In “The Intellectual Achievement of Creating Questions,” I explained why I thought it would be a good idea for the profession to have a timeline of the creation of philosophical questions.
Ultimately, the timeline should be accurate, comprehensive, searchable, zoomable, and graphically attractive, with entries linked to a variety of helpful resources elsewhere, and useful to philosophers, to those in other disciplines researching aspects of the history of philosophy, and to the non-expert public.
But the first thing we will need to get things off the ground is our data: the questions themselves, the rough dates we have of their emergence, the philosophers associated with their earliest discussion. Please supply whatever information you can in the comments.

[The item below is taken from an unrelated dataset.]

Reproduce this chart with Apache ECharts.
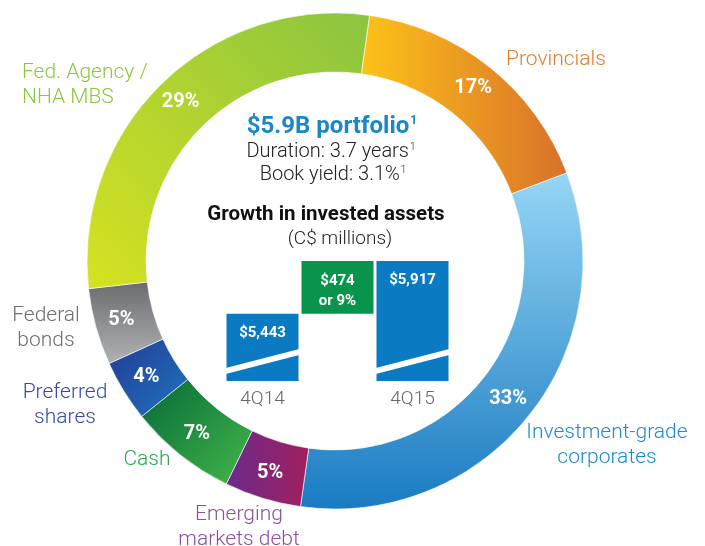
<!DOCTYPE html>
<html>
<head>
<meta charset="utf-8">
<script src="https://cdn.jsdelivr.net/npm/echarts@6/dist/echarts.min.js"></script>
<style>
  html, body { margin: 0; padding: 0; background: #fff; }
  #main { width: 705px; height: 546px; }
</style>
</head>
<body>
<div id="main"></div>
<script>
  // portfolio mix, clockwise from top
  const categories = ['Provincials', 'Investment-grade\ncorporates', 'Emerging\nmarkets debt', 'Cash', 'Preferred\nshares', 'Federal\nbonds', 'Fed. Agency /\nNHA MBS'];
  const shares = [17, 33, 5, 7, 4, 5, 29];

  // growth in invested assets (C$ millions)
  const quarters = ['4Q14', '', '4Q15'];
  const totals = [5443, '-', 5917];
  const growthBase = ['-', 5443, '-'];
  const growth = ['-', 474, '-'];
  const barLabels = ['$5,443', '$474\nor 9%', '$5,917'];

  const grad = (x, y, x2, y2, c1, c2) => new echarts.graphic.LinearGradient(x, y, x2, y2, [
    { offset: 0, color: c1 }, { offset: 1, color: c2 }
  ]);

  // one colour set per slice
  const sliceColors = [
    grad(0, 0, 1, 0, '#FDC219', '#D8712A'),
    grad(0, 0, 0, 1, '#96D6F5', '#1A7BC2'),
    grad(0, 0, 1, 0, '#6A2B8C', '#A11F5D'),
    grad(0, 0, 1, 1, '#056A37', '#43B74A'),
    grad(0, 0, 1, 1, '#233C94', '#1E74BE'),
    grad(0, 0, 0, 1, '#6B6C6F', '#B1B2B4'),
    grad(0, 1, 1, 0, '#D6E221', '#8AC440')
  ];
  const textColors = ['#E07E2C', '#1E8AD0', '#8A4FA2', '#25A94B', '#3449A0', '#6D6E71', '#8DC63F'];
  // where the category names sit
  const namePos = [
    { x: 506, y: 60, align: 'left' },
    { x: 607, y: 445, align: 'center' },
    { x: 239, y: 527, align: 'center' },
    { x: 147, y: 460, align: 'center' },
    { x: 65, y: 405, align: 'center' },
    { x: 46, y: 328, align: 'center' },
    { x: 22, y: 85, align: 'left' }
  ];

  const chart = echarts.init(document.getElementById('main'));
  const font = 'Roboto, "Liberation Sans", sans-serif';

  const supText = (x, y, txt, size, weight, color) => ({
    type: 'text',
    style: {
      x: x, y: y, align: 'center', verticalAlign: 'middle',
      text: '{m|' + txt + '}{s|1}',
      rich: {
        m: { fontSize: size, fontWeight: weight, fontFamily: font, fill: color, color: color },
        s: { fontSize: Math.round(size * 0.5), fontWeight: weight, fontFamily: font, fill: color, color: color, verticalAlign: 'top', padding: [0, 0, Math.round(size * 0.45), 1] }
      }
    }
  });

  const option = {
    backgroundColor: '#fff',
    animation: false,
    textStyle: { fontFamily: font },
    grid: { left: 225, right: 255, top: 261, bottom: 165 },
    xAxis: {
      type: 'category',
      data: quarters,
      axisLine: { show: false },
      axisTick: { show: false },
      axisLabel: { color: '#666', fontSize: 19, margin: 9, fontFamily: font, fontWeight: 300 }
    },
    yAxis: {
      type: 'value',
      min: 4840,
      max: 5917,
      show: false,
      splitLine: { show: false }
    },
    graphic: [
      supText(332, 127, '$5.9B portfolio', 24, 'bold', '#1B86C8'),
      supText(331, 152, 'Duration: 3.7 years', 20, 300, '#222'),
      supText(333, 175, 'Book yield: 3.1%', 20, 300, '#222'),
      { type: 'text', style: { x: 326, y: 215, text: 'Growth in invested assets', fill: '#111', font: 'bold 20.5px ' + font, align: 'center', verticalAlign: 'middle' } },
      { type: 'text', style: { x: 340, y: 239, text: '(C$ millions)', fill: '#222', font: '300 19px ' + font, align: 'center', verticalAlign: 'middle' } }
    ],
    series: [
      {
        type: 'pie',
        center: [335, 261],
        radius: [189, 248],
        startAngle: 82,
        clockwise: true,
        silent: true,
        itemStyle: { borderColor: '#fff', borderWidth: 0.6 },
        label: {
          position: 'inside',
          formatter: '{c}%',
          color: '#fff',
          fontSize: 20,
          fontWeight: 'bold',
          fontFamily: font
        },
        labelLine: { show: false },
        data: shares.map((v, i) => ({ name: categories[i], value: v, itemStyle: { color: sliceColors[i] } }))
      },
      {
        // transparent twin of the ring, carries the outer names
        type: 'pie',
        center: [335, 261],
        radius: [189, 248],
        startAngle: 82,
        silent: true,
        itemStyle: { color: 'rgba(0,0,0,0)' },
        label: {
          position: 'outside',
          formatter: '{b}',
          fontSize: 21,
          fontWeight: 300,
          lineHeight: 25,
          overflow: 'none',
          width: 200,
          fontFamily: font
        },
        labelLine: { show: false },
        labelLayout: (p) => ({
          x: namePos[p.dataIndex].x,
          y: namePos[p.dataIndex].y,
          align: namePos[p.dataIndex].align,
          verticalAlign: 'middle'
        }),
        data: shares.map((v, i) => ({
          name: categories[i], value: v,
          label: { color: textColors[i], align: namePos[i].align }
        }))
      },
      {
        type: 'bar',
        stack: 'w',
        barWidth: 72,
        data: totals,
        itemStyle: { color: '#0A7BC2' },
        label: {
          show: true, position: 'insideTop', distance: 12,
          color: '#fff', fontWeight: 'bold', fontSize: 15, fontFamily: font,
          formatter: (p) => barLabels[p.dataIndex]
        }
      },
      {
        type: 'bar',
        stack: 'w',
        barWidth: 72,
        data: growthBase,
        itemStyle: { color: 'rgba(0,0,0,0)' }
      },
      {
        type: 'bar',
        stack: 'w',
        barWidth: 72,
        data: growth,
        itemStyle: { color: '#08944A' },
        label: {
          show: true, position: 'insideTop', distance: 10,
          color: '#fff', fontWeight: 'bold', fontSize: 15, lineHeight: 20, fontFamily: font,
          formatter: (p) => barLabels[p.dataIndex]
        }
      },
      {
        // axis break marks across the blue bars
        type: 'custom',
        silent: true,
        z: 10,
        data: [[0, 4930, 5100], [2, 4930, 5100]],
        renderItem: (params, api) => {
          const lo = api.coord([api.value(0), api.value(1)]);
          const hi = api.coord([api.value(0), api.value(2)]);
          const half = api.size([1, 0])[0] * 0.49;
          const x0 = lo[0] - half, x1 = lo[0] + half;
          return {
            type: 'polygon',
            shape: { points: [[x0, lo[1] - 3], [x1, hi[1] - 3], [x1, hi[1] + 3], [x0, lo[1] + 3]] },
            style: { fill: '#fff' }
          };
        }
      }
    ]
  };

  chart.setOption(option);
</script>
</body>
</html>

Even just identifying the questions is helpful here.
Keep in mind the varieties of ways we can understand the creation of a question. As I mentioned in the companion post to this one, here are four.
- Reinvention – bringing attention to a forgotten or neglected question by asking it in a new way.

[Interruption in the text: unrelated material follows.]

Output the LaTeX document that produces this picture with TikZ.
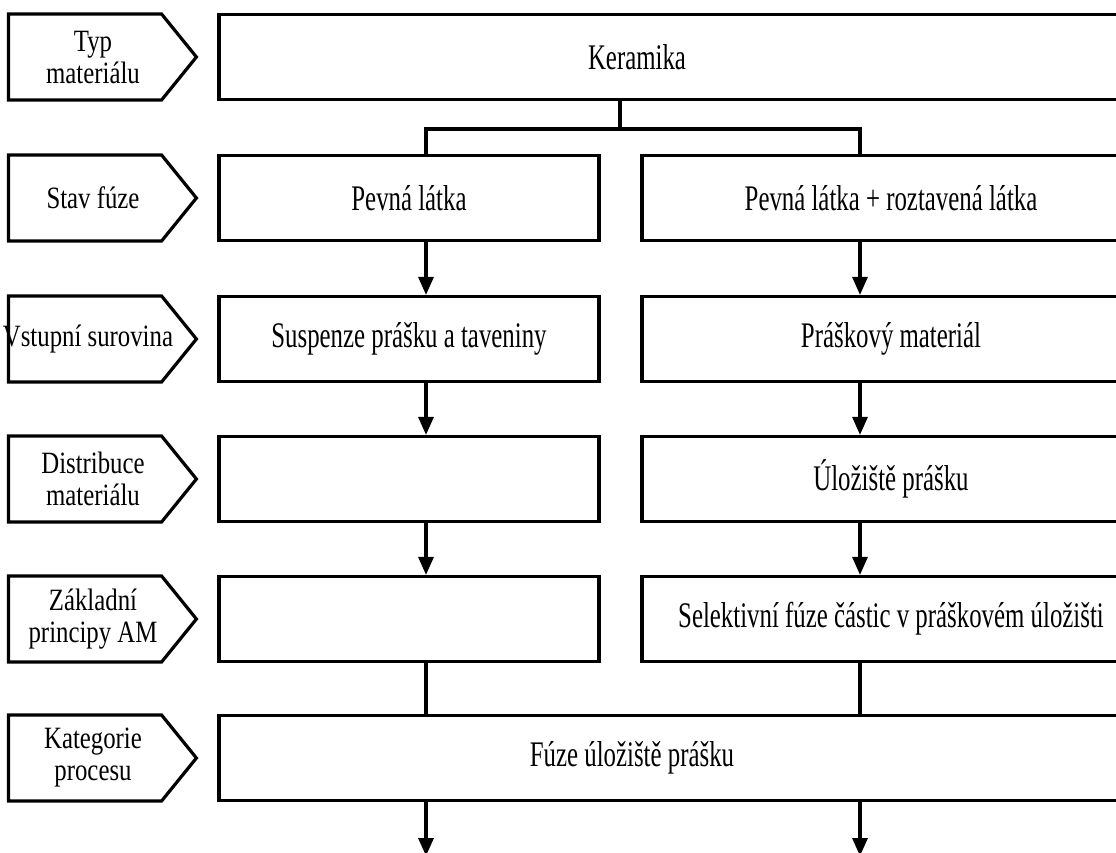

- Application – reformulating a version of a known philosophical question so as to apply it to a new domain and in doing so bringing new considerations into play.
- Specification – showing that a known philosophical question is ambiguous or incomplete by making relevant distinctions and articulating the other questions whose answers are needed in order to clarify or complete the first one.
- Inauguration – asking a question that creates a new area of philosophical inquiry
There are probably other ways to create questions, or to map the terrain of question-creation, so suggestions on that front are welcome, too.
This is a collective endeavor that will require the input and efforts of many people in order to come to fruition. Please take some time—even just a few minutes when you have them—to contribute to it. Thank you.